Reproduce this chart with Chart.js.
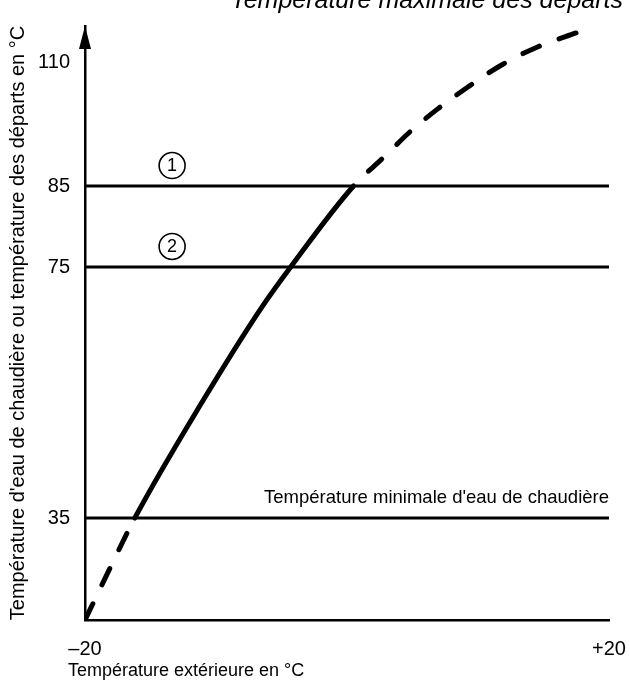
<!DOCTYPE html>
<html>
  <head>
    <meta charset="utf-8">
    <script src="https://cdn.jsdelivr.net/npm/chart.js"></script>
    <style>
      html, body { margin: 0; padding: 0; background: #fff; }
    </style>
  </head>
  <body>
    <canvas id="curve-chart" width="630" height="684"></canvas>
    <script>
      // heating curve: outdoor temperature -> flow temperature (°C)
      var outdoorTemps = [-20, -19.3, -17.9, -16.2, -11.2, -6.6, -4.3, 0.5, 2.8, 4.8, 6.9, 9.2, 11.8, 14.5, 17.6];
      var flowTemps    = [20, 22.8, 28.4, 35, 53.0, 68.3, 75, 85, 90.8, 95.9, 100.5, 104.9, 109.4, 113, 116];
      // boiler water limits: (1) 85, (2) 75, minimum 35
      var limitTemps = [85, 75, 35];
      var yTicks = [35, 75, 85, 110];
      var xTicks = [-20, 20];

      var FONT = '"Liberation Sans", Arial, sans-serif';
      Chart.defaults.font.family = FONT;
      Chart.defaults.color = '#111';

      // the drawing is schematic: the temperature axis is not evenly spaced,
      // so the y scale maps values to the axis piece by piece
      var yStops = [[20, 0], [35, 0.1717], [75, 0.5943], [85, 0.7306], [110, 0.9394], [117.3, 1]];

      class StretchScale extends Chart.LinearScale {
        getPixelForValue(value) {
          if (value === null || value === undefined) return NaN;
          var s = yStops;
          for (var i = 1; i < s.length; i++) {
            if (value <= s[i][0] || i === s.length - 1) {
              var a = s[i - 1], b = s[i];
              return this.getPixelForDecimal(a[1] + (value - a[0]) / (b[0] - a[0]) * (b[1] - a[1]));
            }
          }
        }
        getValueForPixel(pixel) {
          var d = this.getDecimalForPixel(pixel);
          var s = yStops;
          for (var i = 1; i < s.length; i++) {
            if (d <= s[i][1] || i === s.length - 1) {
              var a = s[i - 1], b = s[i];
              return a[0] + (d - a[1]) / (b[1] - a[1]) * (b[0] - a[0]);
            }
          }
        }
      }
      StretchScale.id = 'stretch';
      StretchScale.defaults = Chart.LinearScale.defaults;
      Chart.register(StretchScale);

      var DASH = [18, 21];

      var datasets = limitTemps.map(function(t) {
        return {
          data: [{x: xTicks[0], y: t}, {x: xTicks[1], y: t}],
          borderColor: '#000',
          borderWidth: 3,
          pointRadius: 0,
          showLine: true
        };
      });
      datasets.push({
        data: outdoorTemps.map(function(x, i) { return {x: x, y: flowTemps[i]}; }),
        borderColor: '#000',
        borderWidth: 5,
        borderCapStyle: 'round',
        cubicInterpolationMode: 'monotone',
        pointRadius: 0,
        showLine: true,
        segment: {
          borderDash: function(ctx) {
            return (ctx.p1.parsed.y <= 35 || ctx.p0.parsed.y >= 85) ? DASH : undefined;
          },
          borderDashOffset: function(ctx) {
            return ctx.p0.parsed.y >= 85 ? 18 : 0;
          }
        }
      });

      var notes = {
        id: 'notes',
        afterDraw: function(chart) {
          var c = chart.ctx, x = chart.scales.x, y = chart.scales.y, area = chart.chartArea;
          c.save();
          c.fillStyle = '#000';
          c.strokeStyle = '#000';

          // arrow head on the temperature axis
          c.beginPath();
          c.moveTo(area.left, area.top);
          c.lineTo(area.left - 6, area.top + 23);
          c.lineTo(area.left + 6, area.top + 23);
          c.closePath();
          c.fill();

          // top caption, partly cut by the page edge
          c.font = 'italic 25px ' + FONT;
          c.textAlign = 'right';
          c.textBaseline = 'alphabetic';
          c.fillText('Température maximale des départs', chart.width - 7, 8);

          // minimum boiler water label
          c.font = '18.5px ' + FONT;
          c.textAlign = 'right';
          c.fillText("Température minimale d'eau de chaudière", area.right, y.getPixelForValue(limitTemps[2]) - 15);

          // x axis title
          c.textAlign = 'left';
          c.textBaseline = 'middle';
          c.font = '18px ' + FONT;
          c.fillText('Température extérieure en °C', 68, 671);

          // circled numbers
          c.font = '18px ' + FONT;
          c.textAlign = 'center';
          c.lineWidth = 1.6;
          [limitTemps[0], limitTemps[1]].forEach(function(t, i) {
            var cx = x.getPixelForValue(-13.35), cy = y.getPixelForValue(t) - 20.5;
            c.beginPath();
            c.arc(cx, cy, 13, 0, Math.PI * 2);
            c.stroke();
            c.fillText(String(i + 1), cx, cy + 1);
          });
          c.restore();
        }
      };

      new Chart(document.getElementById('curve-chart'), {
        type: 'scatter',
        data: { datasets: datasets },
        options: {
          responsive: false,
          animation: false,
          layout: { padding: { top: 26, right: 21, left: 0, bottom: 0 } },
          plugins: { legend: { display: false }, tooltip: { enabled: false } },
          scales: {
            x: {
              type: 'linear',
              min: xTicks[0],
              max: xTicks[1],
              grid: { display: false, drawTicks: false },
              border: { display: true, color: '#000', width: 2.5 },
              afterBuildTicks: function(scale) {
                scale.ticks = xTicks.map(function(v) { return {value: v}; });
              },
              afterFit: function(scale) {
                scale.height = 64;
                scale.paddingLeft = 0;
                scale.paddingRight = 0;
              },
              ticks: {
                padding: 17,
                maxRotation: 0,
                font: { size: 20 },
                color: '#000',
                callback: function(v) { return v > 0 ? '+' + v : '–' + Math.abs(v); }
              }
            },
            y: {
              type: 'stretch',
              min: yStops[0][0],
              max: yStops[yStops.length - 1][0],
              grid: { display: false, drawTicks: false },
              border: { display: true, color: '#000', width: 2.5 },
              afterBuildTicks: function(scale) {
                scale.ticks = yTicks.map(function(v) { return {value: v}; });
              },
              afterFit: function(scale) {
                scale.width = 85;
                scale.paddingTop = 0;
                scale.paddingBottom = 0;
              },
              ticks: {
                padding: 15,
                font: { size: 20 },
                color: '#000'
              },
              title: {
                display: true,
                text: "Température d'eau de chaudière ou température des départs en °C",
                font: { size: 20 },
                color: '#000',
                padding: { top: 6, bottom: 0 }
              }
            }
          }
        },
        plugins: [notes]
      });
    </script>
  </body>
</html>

* * * *

YOUR TASK -
Show every line that contains the word "this".

TASK RESPONSE -
Reproduce this chart with Chart.js.
              return this.getPixelForDecimal(a[1] + (value - a[0]) / (b[0] - a[0]) * (b[1] - a[1]));
          var d = this.getDecimalForPixel(pixel);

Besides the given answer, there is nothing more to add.